Disconnected Glass-Glass Transitions and Diffusion Anomalies in a Model with two Repulsive Length Scales

TL;DR

This paper uses mode-coupling theory to reveal complex glass transition behaviors and diffusion anomalies in a model with two repulsive length scales, showing novel disconnected glass-glass transitions.

Contribution

It introduces a new scenario of disconnected glass-glass transitions in a purely repulsive square-shoulder potential, expanding understanding of glassy dynamics.

Findings

Discovery of a disconnected glass-glass transition line at small shoulder widths.

Observation of diffusion anomalies similar to water.
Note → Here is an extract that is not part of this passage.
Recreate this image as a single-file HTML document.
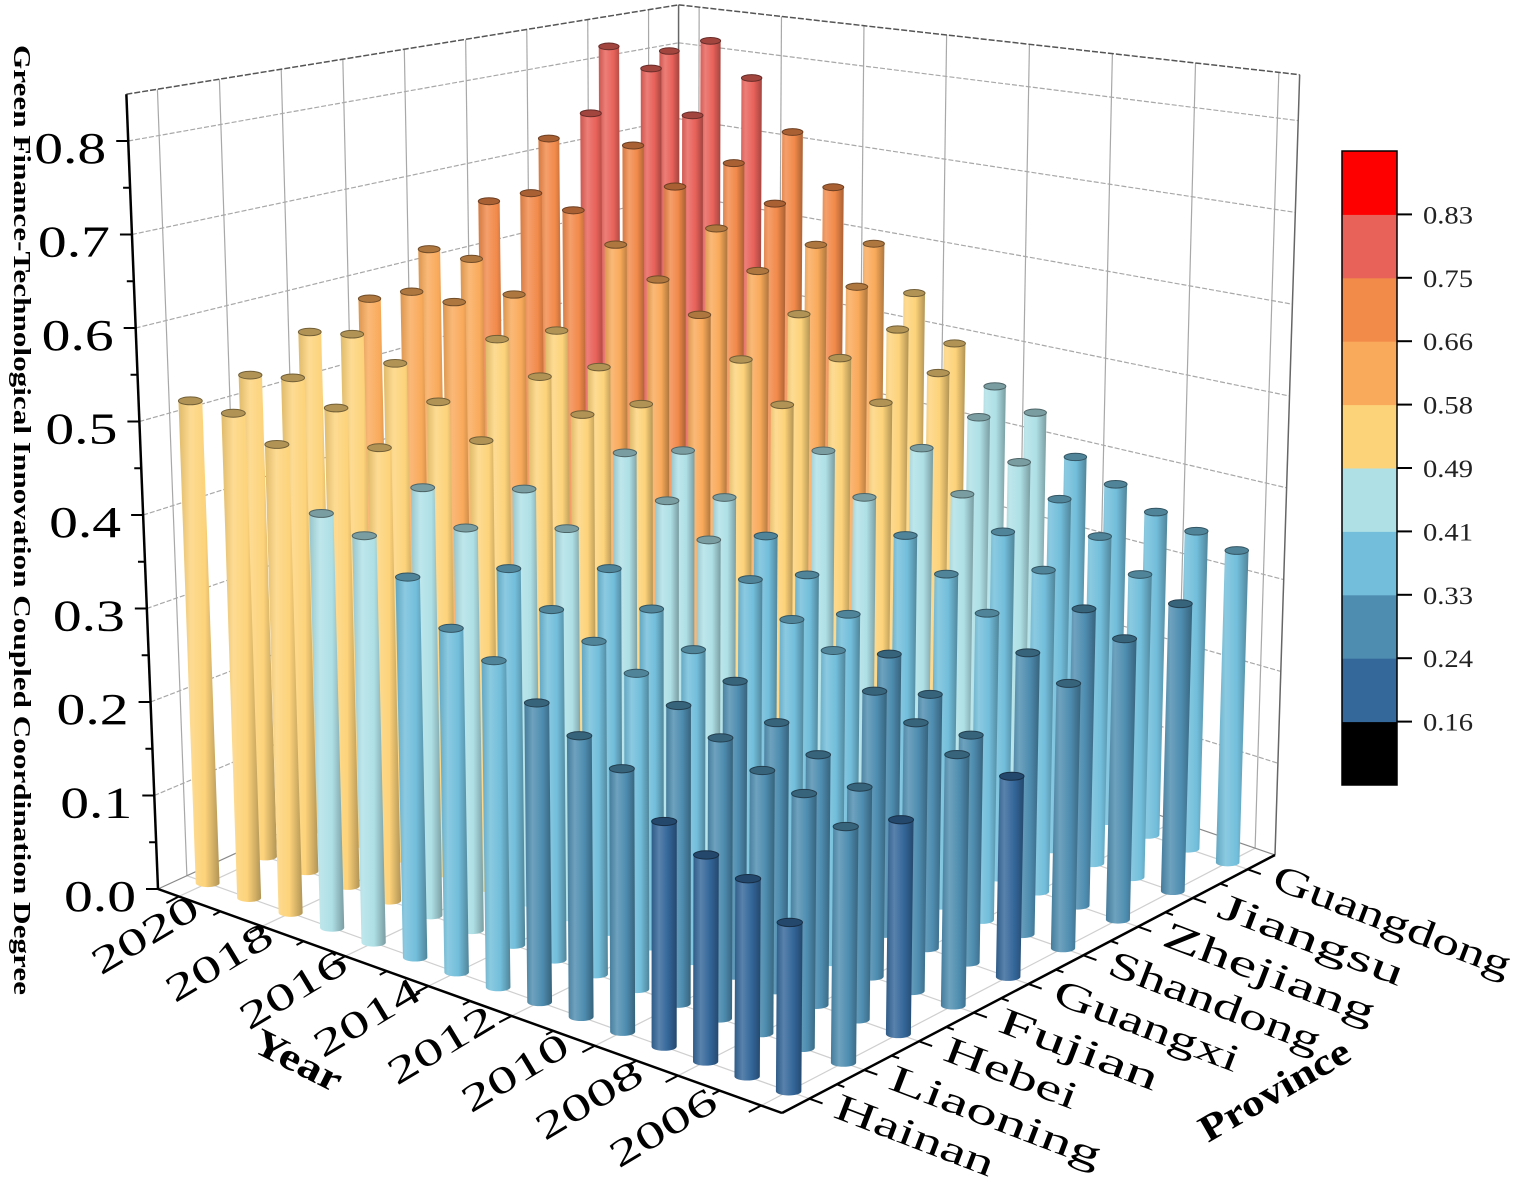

Identification of two endpoint singularities with logarithmic decay dynamics.

Abstract

Building on mode-coupling-theory calculations, we report a novel scenario for multiple glass transitions in a purely repulsive spherical potential: the square-shoulder. The liquid-glass transition lines exhibit both melting by cooling and melting by compression as well as associated diffusion anomalies, similar to the ones observed in water. Differently from all previously investigated models, here for small shoulder widths a glass-glass line is found that is disconnected from the liquid phase. Upon increasing the shoulder width such a glass-glass line merges with the liquid-glass transition lines, featuring two distinct endpoint singularities that give rise to logarithmic decays in the dynamics. These findings can be explained analytically by the interplay of different repulsive length scales.